[Data]:
━━━━━━━━━━

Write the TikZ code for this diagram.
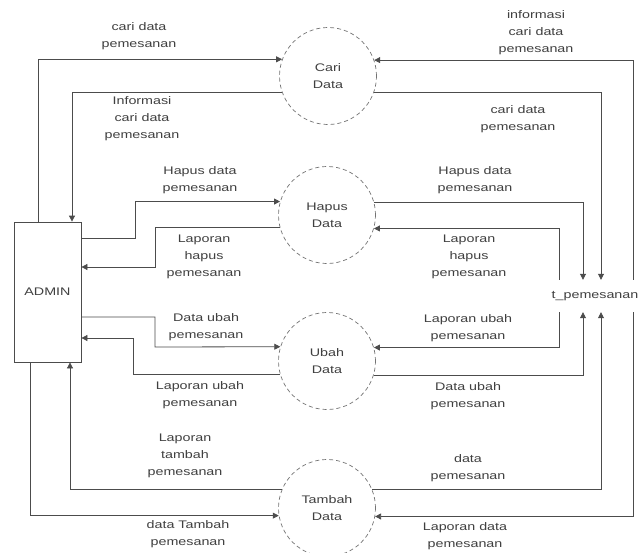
\documentclass[tikz,border=0pt]{standalone}
\usepackage{fontspec}
\setmainfont{Liberation Sans}[FakeStretch=1.3]
\usetikzlibrary{arrows.meta}
\begin{document}
\begin{tikzpicture}[x=1pt,y=-1pt,
  every node/.style={font=\fontsize{11}{17}\selectfont, text=black!75},
  proc/.style={circle, draw=black!55, dashed, dash pattern=on 4pt off 3pt, line width=0.7pt, minimum size=97pt, inner sep=0pt, align=center},
  ent/.style={rectangle, draw=black!70, line width=0.8pt, minimum width=67pt, minimum height=140pt, inner sep=0pt},
  store/.style={rectangle, inner sep=0pt, minimum width=82pt, minimum height=32pt},
  flow/.style={draw=black!70, line width=0.8pt, -{Triangle[width=6pt,length=6pt]}},
  lbl/.style={align=center, inner sep=0pt}]
\useasboundingbox (0,0) rectangle (640,552);
\fill[white] (0,0) rectangle (640,552);

% nodes
\node[ent] (admin) at (47.5,292) {ADMIN};
\node[proc] (cari) at (328,76) {Cari\\Data};
\node[proc] (hapus) at (327,215) {Hapus\\Data};
\node[proc] (ubah) at (327,361) {Ubah\\Data};
\node[proc] (tambah) at (327,508) {Tambah\\Data};
\node[store] (t) at (595,296) {t\_pemesanan};

% Cari Data
\draw[flow] (38,0 |- admin.north) |- (cari.160.5);
\draw[flow] (cari.199.5) -| (72,0 |- admin.north);
\draw[flow] (633,0 |- t.north) |- (cari.19.5);
\draw[flow] (cari.340.5) -| (601,0 |- t.north);

% Hapus Data
\draw[flow] (admin.east |- 0,238) -- (135,238) |- (hapus.164.6);
\draw[flow] (hapus.195.4) -| (155,267) -- (admin.east |- 0,267);
\draw[flow] (hapus.15.4) -| (583,0 |- t.north);
\draw[flow] (559,0 |- t.north) |- (hapus.344.6);

% Ubah Data
\draw[flow] (admin.east |- 0,317) -| (155,347) -- (ubah.163.4);
\draw[flow] (ubah.196.6) -| (133,338) -- (admin.east |- 0,338);
\draw[flow] (559,0 |- t.south) |- (ubah.16.6);
\draw[flow] (ubah.343.4) -| (583,0 |- t.south);

% Tambah Data
\draw[flow] (30,0 |- admin.south) |- (tambah.189.6);
\draw[flow] (tambah.158) -| (70,0 |- admin.south);
\draw[flow] (tambah.22) -| (601,0 |- t.south);
\draw[flow] (633,0 |- t.south) |- (tambah.350.4);

% labels left
\node[lbl] (l1) at (139,36) {cari data\\pemesanan};
\node[lbl] (l2) at (142,119) {Informasi\\cari data\\pemesanan};
\node[lbl] (l3) at (200,180) {Hapus data\\pemesanan};
\node[lbl] (l4) at (204,257) {Laporan\\hapus\\pemesanan};
\node[lbl] (l5) at (206,327) {Data ubah\\pemesanan};
\node[lbl] (l6) at (200,395) {Laporan ubah\\pemesanan};
\node[lbl] (l7) at (185,456) {Laporan\\tambah\\pemesanan};
\node[lbl] (l8) at (188,534) {data Tambah\\pemesanan};

% labels right
\node[lbl] (r1) at (536,33) {informasi\\cari data\\pemesanan};
\node[lbl] (r2) at (518,119) {cari data\\pemesanan};
\node[lbl] (r3) at (475,180) {Hapus data\\pemesanan};
\node[lbl] (r4) at (469,257) {Laporan\\hapus\\pemesanan};
\node[lbl] (r5) at (468,328) {Laporan ubah\\pemesanan};
\node[lbl] (r6) at (468,396) {Data ubah\\pemesanan};
\node[lbl] (r7) at (468,468) {data\\pemesanan};
\node[lbl] (r8) at (465,536) {Laporan data\\pemesanan};
\end{tikzpicture}
\end{document}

━━━━━━━━━━

[Task goal]:
Transcribe the material exactly, and leave out whatever pictures it holds.

[Task solution]:
Write the TikZ code for this diagram.
\documentclass[tikz,border=0pt]{standalone}
\usepackage{fontspec}
\setmainfont{Liberation Sans}[FakeStretch=1.3]
\usetikzlibrary{arrows.meta}
\begin{document}
\begin{tikzpicture}[x=1pt,y=-1pt,
  every node/.style={font=\fontsize{11}{17}\selectfont, text=black!75},
  proc/.style={circle, draw=black!55, dashed, dash pattern=on 4pt off 3pt, line width=0.7pt, minimum size=97pt, inner sep=0pt, align=center},
  ent/.style={rectangle, draw=black!70, line width=0.8pt, minimum width=67pt, minimum height=140pt, inner sep=0pt},
  store/.style={rectangle, inner sep=0pt, minimum width=82pt, minimum height=32pt},
  flow/.style={draw=black!70, line width=0.8pt, -{Triangle[width=6pt,length=6pt]}},
  lbl/.style={align=center, inner sep=0pt}]
\useasboundingbox (0,0) rectangle (640,552);
\fill[white] (0,0) rectangle (640,552);

% nodes
\node[ent] (admin) at (47.5,292) {ADMIN};
\node[proc] (cari) at (328,76) {Cari\\Data};
\node[proc] (hapus) at (327,215) {Hapus\\Data};
\node[proc] (ubah) at (327,361) {Ubah\\Data};
\node[proc] (tambah) at (327,508) {Tambah\\Data};
\node[store] (t) at (595,296) {t\_pemesanan};

% Cari Data
\draw[flow] (38,0 |- admin.north) |- (cari.160.5);
\draw[flow] (cari.199.5) -| (72,0 |- admin.north);
\draw[flow] (633,0 |- t.north) |- (cari.19.5);
\draw[flow] (cari.340.5) -| (601,0 |- t.north);

% Hapus Data
\draw[flow] (admin.east |- 0,238) -- (135,238) |- (hapus.164.6);
\draw[flow] (hapus.195.4) -| (155,267) -- (admin.east |- 0,267);
\draw[flow] (hapus.15.4) -| (583,0 |- t.north);
\draw[flow] (559,0 |- t.north) |- (hapus.344.6);

% Ubah Data
\draw[flow] (admin.east |- 0,317) -| (155,347) -- (ubah.163.4);
\draw[flow] (ubah.196.6) -| (133,338) -- (admin.east |- 0,338);
\draw[flow] (559,0 |- t.south) |- (ubah.16.6);
\draw[flow] (ubah.343.4) -| (583,0 |- t.south);

% Tambah Data
\draw[flow] (30,0 |- admin.south) |- (tambah.189.6);
\draw[flow] (tambah.158) -| (70,0 |- admin.south);
\draw[flow] (tambah.22) -| (601,0 |- t.south);
\draw[flow] (633,0 |- t.south) |- (tambah.350.4);

% labels left
\node[lbl] (l1) at (139,36) {cari data\\pemesanan};
\node[lbl] (l2) at (142,119) {Informasi\\cari data\\pemesanan};
\node[lbl] (l3) at (200,180) {Hapus data\\pemesanan};
\node[lbl] (l4) at (204,257) {Laporan\\hapus\\pemesanan};
\node[lbl] (l5) at (206,327) {Data ubah\\pemesanan};
\node[lbl] (l6) at (200,395) {Laporan ubah\\pemesanan};
\node[lbl] (l7) at (185,456) {Laporan\\tambah\\pemesanan};
\node[lbl] (l8) at (188,534) {data Tambah\\pemesanan};

% labels right
\node[lbl] (r1) at (536,33) {informasi\\cari data\\pemesanan};
\node[lbl] (r2) at (518,119) {cari data\\pemesanan};
\node[lbl] (r3) at (475,180) {Hapus data\\pemesanan};
\node[lbl] (r4) at (469,257) {Laporan\\hapus\\pemesanan};
\node[lbl] (r5) at (468,328) {Laporan ubah\\pemesanan};
\node[lbl] (r6) at (468,396) {Data ubah\\pemesanan};
\node[lbl] (r7) at (468,468) {data\\pemesanan};
\node[lbl] (r8) at (465,536) {Laporan data\\pemesanan};
\end{tikzpicture}
\end{document}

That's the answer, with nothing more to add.